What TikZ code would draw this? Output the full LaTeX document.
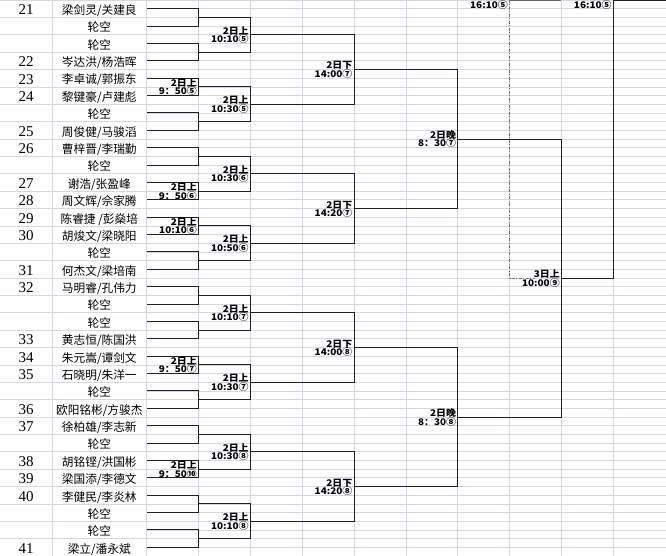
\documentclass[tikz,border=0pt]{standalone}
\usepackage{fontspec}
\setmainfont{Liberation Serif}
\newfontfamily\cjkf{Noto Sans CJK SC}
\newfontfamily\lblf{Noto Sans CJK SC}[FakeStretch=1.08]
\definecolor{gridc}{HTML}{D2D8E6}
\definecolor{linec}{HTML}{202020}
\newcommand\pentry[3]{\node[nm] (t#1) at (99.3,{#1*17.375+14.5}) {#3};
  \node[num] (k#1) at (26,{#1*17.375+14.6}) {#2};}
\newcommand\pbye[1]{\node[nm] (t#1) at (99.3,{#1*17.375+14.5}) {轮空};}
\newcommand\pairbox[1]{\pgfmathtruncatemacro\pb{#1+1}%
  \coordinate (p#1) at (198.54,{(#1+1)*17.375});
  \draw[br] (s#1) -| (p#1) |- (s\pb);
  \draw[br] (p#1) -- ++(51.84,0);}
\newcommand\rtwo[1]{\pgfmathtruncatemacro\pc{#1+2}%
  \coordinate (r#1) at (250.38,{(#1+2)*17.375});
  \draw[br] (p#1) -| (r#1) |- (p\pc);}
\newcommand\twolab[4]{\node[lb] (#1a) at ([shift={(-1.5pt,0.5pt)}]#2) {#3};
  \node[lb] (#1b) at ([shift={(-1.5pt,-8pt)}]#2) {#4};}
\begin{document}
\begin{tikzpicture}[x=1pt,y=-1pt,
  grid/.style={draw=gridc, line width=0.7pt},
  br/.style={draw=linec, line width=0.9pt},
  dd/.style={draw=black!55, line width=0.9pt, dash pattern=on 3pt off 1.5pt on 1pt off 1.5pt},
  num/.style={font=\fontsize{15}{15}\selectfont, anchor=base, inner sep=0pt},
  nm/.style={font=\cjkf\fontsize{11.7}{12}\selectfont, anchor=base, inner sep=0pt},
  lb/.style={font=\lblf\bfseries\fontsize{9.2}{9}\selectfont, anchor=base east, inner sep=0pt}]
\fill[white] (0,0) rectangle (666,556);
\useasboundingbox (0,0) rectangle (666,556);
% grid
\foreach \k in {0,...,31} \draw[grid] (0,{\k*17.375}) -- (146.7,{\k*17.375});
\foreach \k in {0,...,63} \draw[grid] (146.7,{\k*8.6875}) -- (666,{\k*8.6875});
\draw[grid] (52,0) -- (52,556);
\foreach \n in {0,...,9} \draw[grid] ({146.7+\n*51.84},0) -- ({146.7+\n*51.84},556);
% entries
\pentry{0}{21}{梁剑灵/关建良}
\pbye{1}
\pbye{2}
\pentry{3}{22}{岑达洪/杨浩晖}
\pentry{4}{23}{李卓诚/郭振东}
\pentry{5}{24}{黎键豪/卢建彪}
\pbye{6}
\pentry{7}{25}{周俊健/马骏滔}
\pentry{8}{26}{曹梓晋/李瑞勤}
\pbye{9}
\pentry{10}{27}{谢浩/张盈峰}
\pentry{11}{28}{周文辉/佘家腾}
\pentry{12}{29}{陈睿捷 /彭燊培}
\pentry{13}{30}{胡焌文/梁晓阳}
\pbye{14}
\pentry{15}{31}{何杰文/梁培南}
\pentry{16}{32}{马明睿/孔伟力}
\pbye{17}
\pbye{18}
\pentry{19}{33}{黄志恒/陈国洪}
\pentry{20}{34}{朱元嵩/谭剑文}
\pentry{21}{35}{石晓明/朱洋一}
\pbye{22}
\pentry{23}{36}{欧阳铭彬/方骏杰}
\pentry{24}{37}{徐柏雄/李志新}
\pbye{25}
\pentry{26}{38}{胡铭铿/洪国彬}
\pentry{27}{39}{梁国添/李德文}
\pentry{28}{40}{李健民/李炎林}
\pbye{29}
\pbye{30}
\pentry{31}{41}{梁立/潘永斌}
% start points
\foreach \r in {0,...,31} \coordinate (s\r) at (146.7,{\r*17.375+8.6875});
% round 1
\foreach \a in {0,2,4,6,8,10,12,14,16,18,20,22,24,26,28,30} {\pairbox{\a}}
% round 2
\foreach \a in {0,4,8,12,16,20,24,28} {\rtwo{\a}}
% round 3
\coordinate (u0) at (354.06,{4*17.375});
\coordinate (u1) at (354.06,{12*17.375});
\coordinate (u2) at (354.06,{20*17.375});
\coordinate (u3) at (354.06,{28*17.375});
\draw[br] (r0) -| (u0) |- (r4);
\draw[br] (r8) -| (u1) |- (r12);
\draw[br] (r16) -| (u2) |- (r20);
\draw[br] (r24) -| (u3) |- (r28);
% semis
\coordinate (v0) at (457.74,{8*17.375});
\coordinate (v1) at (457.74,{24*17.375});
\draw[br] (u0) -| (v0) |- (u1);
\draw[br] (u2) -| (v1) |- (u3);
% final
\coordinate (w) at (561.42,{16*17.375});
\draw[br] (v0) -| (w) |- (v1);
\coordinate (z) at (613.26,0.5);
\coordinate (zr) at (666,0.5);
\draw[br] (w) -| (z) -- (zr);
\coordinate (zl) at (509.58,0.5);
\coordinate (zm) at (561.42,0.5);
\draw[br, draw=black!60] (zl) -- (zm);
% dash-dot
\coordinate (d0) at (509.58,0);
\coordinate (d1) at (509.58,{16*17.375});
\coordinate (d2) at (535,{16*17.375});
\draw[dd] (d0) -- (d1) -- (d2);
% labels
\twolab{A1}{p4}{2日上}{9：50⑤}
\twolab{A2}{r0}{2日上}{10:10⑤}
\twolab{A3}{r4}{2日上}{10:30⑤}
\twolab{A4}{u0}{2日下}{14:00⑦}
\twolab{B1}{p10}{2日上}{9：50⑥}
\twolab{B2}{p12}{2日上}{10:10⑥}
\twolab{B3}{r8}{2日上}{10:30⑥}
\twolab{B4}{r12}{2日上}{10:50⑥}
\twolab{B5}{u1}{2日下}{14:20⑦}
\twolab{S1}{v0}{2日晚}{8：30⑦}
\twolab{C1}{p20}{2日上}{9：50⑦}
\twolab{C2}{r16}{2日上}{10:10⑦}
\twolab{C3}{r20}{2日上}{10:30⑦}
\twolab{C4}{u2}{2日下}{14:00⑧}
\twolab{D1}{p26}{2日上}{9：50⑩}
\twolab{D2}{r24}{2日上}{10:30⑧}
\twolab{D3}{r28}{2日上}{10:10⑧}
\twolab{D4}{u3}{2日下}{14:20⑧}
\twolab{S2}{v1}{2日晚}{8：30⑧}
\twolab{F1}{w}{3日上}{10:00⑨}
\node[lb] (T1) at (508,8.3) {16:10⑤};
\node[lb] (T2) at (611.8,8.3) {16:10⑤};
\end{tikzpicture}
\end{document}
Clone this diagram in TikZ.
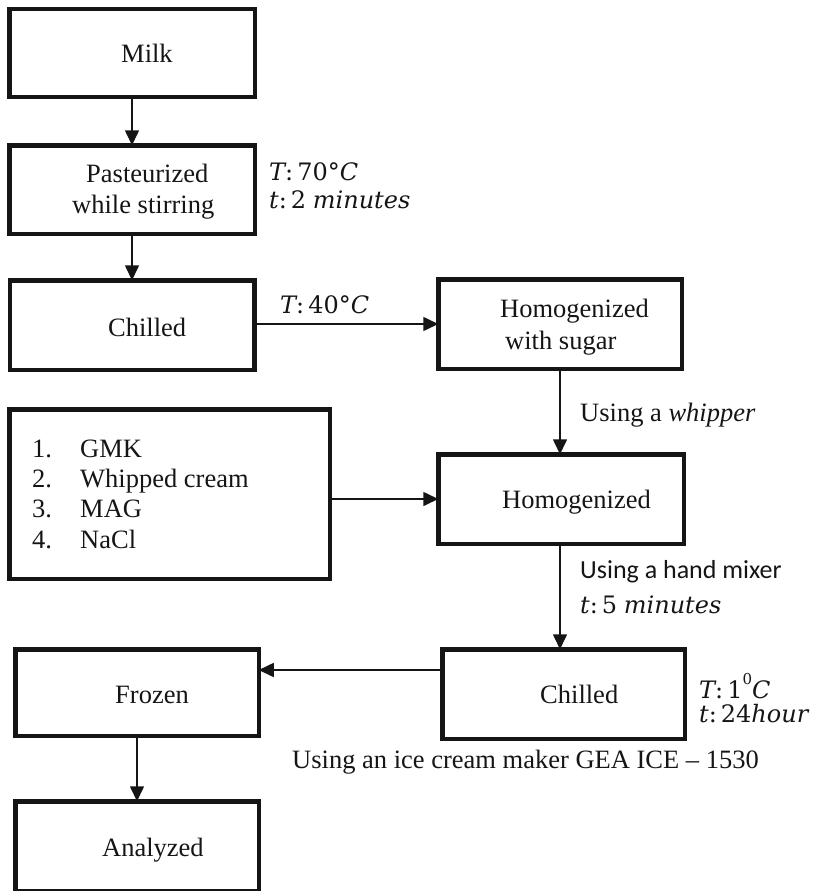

▶ _What to produce_
Copy out every line holding the string "this".

▶ _Response to the exercise_
What TikZ code would draw this? Output the full LaTeX document.
Clone this diagram in TikZ.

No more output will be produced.